The speaker’s present perusal of old woes brings new wailing; he laments time not only past but poorly spent. In the “sessions,” or judicial proceedings in which memories appear as though before an assembly, sweet reminiscence and nostalgia turn to melancholy. Silence turns to sighing, which sharpens in line 4 into a wail. Once again, the speaker outlines his grievances more specifically in the second quatrain: He mourns for deceased friends, lost loves, and past experiences that can’t be revisited.In the third quatrain, the speaker draws up the full account of what must be paid in grief. The use of the words “foregone” and “fore-bemoaned” emphasizes the redundancy of this grief as the speaker recounts his woes. As though he had never made these lamentations and as though his present revisiting of the memories cancels out past repayments, the speaker assumes a new grief, “Which I new pay as if not paid before.”
This complicated system of debts is quickly resolved in the couplet; here, the volta comes much later than it did in Sonnet 29. These two simple lines resolve all the speaker’s woes, simply with the thought of his friend: “All losses are restored and sorrows end.” The account is settled more quickly than it began, for the thought of the friend’s dearness eclipses the value of the “dear time” in line 4.
In both poems, the solitude cannot be long endured without at least the memory of another.

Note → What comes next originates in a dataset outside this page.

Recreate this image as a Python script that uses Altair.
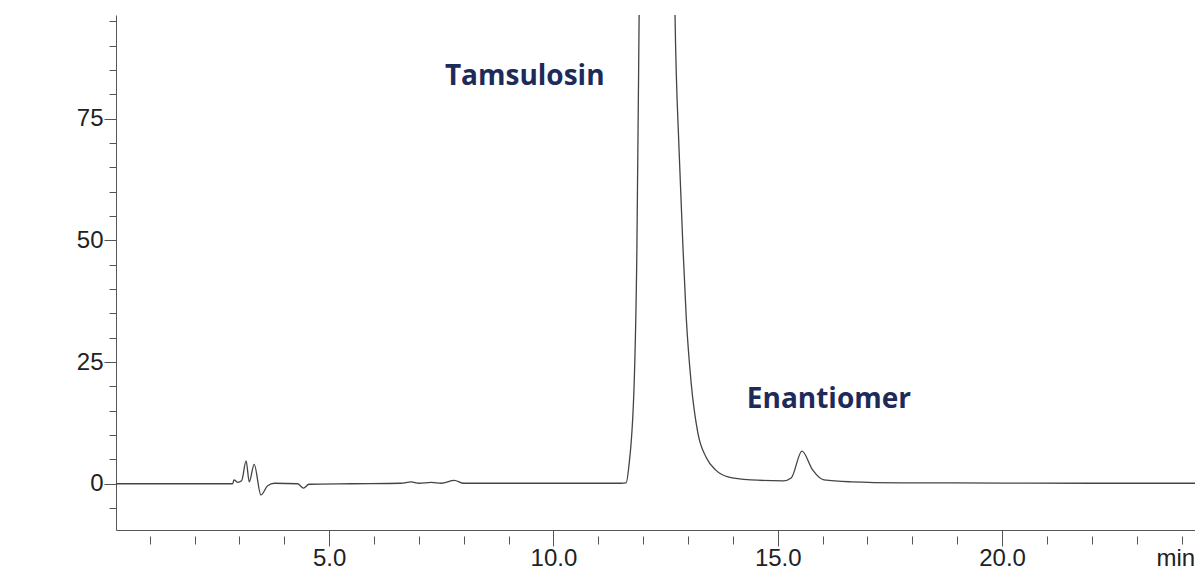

In the absence of any object of contemplation before him, the speaker’s gaze turns restlessly back upon himself, upon his own past, and outward to the undefined masses with a feeling of lacking a firm place in the world. The active love of the present draws him back and grounds him in the aspect of himself that holds the highest value. The recollection of this love not only reminds him of his own place among his fellow players on the world stage, but also reorients him in his calling. He is able to play his part and pursue his calling with contentment. The speaker’s gaze is pulled back from the comparison with others’ gifts to the clear, accurate perception of his own capabilities, and he himself is drawn from self-reproach into a self-image renewed by the love of his friend.